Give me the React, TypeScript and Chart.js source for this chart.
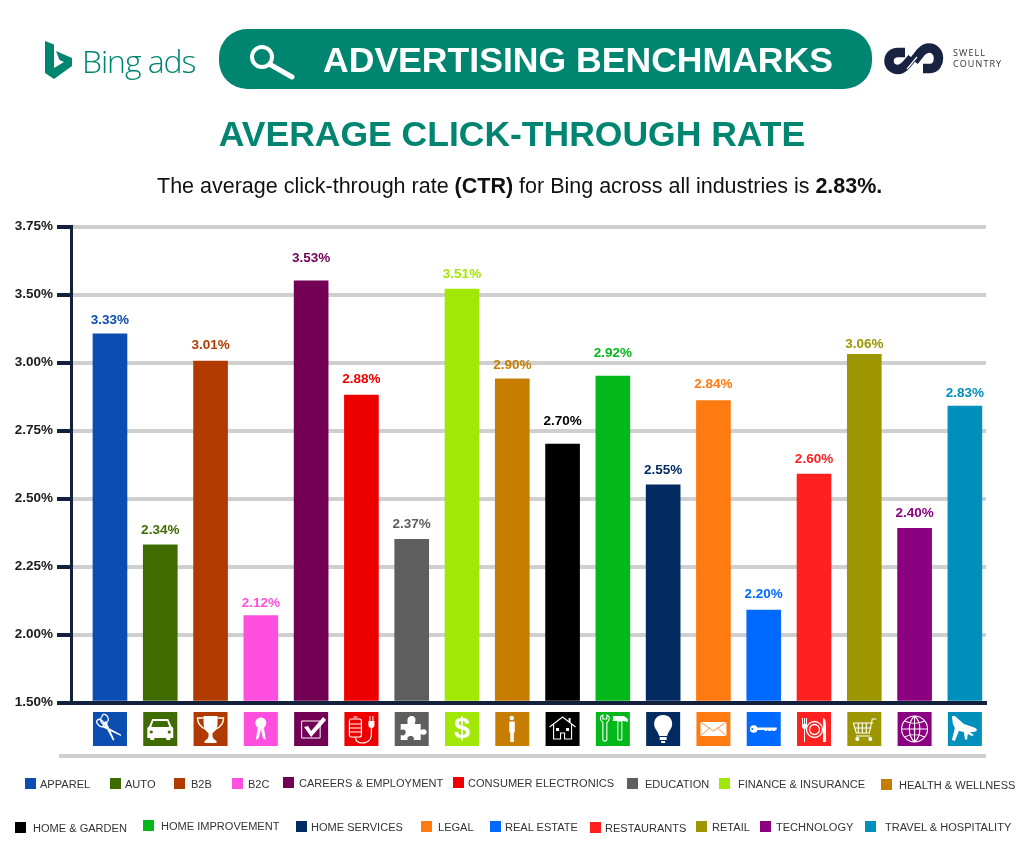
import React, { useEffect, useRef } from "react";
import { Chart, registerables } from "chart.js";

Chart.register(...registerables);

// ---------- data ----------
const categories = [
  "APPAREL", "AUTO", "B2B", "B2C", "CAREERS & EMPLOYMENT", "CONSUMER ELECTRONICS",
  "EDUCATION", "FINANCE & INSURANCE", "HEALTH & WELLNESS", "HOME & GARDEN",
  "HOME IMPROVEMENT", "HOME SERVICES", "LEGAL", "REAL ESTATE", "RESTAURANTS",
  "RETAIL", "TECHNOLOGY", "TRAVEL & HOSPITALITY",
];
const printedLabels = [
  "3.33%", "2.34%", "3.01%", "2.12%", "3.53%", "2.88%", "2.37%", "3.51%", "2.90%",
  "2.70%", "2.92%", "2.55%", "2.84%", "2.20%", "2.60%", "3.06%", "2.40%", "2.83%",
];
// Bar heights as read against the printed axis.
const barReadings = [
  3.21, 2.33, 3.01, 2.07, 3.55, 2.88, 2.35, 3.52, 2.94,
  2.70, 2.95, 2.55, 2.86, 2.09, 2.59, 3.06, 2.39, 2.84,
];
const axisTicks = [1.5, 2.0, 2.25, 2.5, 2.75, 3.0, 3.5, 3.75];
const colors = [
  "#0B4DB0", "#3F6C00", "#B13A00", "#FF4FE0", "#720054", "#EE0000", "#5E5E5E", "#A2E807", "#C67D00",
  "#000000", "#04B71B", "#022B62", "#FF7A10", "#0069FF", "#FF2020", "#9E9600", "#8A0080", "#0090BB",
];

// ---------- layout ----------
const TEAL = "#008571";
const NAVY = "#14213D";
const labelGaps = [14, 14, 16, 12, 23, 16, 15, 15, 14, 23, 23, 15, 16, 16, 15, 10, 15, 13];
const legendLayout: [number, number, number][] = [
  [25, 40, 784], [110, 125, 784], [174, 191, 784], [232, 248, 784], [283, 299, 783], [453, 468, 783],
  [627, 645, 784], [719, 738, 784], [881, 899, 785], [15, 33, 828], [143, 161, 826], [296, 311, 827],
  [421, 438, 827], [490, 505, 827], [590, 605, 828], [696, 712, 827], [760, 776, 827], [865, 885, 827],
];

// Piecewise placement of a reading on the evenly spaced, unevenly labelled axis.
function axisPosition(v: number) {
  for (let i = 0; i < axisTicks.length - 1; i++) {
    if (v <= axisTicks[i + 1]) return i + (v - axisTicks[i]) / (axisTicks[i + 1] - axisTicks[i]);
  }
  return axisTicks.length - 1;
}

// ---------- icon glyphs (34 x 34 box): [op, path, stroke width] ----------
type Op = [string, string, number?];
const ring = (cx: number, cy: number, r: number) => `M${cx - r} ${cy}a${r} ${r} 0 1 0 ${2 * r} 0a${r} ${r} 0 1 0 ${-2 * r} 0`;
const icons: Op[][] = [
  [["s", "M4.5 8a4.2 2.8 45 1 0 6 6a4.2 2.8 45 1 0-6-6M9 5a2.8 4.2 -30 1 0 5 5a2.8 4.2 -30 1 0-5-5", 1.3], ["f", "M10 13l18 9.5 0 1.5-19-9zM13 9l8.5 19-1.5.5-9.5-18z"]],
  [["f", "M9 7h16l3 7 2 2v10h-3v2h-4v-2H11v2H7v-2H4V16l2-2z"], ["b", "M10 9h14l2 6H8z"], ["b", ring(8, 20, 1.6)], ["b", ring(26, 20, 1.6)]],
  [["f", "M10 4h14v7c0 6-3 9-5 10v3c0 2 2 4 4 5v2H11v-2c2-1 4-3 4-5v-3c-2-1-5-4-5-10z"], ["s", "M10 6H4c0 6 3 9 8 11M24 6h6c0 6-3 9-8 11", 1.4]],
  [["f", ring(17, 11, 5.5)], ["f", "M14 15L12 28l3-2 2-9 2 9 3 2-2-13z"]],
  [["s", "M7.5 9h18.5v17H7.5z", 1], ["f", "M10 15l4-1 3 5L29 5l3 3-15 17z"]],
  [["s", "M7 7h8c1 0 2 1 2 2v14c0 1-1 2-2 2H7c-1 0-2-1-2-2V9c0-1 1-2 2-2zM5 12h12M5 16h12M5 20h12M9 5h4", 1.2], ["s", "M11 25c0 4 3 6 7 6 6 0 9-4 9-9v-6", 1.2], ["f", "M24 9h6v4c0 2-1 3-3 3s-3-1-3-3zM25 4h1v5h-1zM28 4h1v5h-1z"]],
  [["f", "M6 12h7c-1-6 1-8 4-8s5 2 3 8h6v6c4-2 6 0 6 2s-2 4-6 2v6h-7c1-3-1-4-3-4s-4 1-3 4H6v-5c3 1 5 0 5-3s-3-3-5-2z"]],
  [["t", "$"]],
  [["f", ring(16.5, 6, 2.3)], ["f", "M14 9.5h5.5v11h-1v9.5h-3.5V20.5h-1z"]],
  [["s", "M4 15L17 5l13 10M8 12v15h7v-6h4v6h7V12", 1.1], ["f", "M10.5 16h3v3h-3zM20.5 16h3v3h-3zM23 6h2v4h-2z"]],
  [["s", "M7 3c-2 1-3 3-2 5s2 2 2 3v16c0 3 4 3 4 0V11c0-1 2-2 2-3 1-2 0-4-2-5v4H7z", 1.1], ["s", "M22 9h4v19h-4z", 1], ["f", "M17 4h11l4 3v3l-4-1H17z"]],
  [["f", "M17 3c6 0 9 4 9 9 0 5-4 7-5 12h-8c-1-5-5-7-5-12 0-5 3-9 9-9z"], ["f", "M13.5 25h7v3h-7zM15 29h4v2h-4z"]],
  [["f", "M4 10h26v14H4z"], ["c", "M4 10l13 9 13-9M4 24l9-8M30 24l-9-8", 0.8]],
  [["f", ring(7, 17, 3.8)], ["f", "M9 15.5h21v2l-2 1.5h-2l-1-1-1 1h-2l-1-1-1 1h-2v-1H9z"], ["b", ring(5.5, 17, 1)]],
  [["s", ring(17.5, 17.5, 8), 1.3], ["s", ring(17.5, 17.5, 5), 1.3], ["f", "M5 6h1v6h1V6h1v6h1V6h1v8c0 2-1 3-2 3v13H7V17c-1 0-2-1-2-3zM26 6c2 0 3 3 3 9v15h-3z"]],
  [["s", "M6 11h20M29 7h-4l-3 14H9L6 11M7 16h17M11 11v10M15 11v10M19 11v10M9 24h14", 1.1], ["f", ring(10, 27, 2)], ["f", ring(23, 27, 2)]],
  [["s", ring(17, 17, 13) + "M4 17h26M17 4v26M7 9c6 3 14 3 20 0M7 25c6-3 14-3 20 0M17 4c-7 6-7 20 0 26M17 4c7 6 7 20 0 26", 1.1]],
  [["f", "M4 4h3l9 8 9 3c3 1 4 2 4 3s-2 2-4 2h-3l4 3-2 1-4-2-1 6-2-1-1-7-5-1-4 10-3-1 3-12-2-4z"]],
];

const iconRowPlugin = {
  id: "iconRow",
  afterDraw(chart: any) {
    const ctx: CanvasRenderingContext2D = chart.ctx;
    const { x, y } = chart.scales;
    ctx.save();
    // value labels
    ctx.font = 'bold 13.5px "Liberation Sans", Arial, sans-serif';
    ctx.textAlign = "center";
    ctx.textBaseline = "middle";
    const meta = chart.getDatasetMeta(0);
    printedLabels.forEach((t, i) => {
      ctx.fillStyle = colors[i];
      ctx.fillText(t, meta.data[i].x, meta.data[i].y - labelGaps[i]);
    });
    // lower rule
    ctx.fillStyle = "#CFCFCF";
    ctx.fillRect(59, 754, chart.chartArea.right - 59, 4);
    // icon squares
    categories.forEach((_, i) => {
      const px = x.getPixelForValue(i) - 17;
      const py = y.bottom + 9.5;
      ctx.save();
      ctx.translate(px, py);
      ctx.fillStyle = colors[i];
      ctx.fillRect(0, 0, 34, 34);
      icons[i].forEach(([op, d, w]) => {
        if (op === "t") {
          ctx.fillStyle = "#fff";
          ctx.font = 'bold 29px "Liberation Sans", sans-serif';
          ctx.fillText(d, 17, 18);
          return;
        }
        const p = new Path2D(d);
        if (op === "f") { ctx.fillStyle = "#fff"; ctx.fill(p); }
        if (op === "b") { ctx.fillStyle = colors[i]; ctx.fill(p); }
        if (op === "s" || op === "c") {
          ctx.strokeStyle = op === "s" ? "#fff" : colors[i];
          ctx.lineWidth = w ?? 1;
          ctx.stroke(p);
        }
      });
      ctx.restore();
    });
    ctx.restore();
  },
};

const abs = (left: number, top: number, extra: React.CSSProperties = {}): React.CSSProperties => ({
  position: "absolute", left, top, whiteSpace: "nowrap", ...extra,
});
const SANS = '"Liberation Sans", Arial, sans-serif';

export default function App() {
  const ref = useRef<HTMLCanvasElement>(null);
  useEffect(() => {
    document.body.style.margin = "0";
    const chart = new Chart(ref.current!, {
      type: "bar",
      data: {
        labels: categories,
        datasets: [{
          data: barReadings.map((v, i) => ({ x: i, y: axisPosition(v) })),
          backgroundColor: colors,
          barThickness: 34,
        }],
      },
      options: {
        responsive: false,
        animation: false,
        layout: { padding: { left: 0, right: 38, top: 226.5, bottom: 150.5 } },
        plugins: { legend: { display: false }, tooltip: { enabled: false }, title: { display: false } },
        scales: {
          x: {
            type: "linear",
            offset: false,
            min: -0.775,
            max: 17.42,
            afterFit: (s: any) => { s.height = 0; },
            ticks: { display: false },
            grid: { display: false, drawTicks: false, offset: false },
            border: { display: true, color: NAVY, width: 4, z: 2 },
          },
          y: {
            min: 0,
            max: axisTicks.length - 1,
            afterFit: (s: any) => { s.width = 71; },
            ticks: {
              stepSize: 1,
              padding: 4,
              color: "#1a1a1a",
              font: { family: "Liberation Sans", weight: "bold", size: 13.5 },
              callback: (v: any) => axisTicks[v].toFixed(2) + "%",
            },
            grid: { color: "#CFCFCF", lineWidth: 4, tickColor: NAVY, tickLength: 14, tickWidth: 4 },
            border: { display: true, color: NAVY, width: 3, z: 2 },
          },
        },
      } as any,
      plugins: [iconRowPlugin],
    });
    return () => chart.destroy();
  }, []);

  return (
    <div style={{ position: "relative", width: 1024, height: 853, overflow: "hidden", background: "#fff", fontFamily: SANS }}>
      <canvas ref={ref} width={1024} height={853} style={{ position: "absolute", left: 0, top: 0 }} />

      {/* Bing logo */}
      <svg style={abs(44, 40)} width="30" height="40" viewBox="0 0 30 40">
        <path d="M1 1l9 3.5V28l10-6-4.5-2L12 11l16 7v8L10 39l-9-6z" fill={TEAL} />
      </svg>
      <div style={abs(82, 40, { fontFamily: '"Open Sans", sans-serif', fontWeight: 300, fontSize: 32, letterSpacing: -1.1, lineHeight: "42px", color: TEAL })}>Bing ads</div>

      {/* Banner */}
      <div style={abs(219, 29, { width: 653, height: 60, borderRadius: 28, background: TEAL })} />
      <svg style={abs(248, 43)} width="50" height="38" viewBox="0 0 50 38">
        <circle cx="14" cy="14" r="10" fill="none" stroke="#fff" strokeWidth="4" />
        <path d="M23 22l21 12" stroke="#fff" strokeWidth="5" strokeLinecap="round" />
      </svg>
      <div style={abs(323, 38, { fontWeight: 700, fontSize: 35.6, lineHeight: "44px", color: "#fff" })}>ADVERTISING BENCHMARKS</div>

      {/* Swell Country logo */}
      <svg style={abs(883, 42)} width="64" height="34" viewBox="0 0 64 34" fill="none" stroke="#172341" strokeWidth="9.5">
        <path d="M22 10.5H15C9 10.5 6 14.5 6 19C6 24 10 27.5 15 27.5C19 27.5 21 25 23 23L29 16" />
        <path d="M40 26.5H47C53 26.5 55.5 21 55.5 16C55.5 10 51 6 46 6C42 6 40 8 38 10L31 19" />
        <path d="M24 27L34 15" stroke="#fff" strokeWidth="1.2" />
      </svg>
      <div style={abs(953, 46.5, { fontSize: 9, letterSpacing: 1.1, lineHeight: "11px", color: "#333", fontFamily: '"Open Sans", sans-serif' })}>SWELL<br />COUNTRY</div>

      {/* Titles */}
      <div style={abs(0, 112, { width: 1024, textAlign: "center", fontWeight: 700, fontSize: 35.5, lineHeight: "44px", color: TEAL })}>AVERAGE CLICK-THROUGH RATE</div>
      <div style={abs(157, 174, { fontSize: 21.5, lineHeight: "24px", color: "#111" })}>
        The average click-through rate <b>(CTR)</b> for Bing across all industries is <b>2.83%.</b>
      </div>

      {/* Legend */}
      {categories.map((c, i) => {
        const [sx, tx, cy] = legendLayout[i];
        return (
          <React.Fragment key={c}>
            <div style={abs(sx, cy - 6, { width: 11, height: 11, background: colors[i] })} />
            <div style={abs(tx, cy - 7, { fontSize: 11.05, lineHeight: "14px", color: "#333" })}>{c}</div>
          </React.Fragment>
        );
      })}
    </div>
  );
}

## WORK TO DO
Leave out the pictures, then repeat the listing above exactly from its first line to the line with "Chart.register(...registerables);", inclusive.

## TASK RESPONSE
Give me the React, TypeScript and Chart.js source for this chart.
import React, { useEffect, useRef } from "react";
import { Chart, registerables } from "chart.js";

Chart.register(...registerables);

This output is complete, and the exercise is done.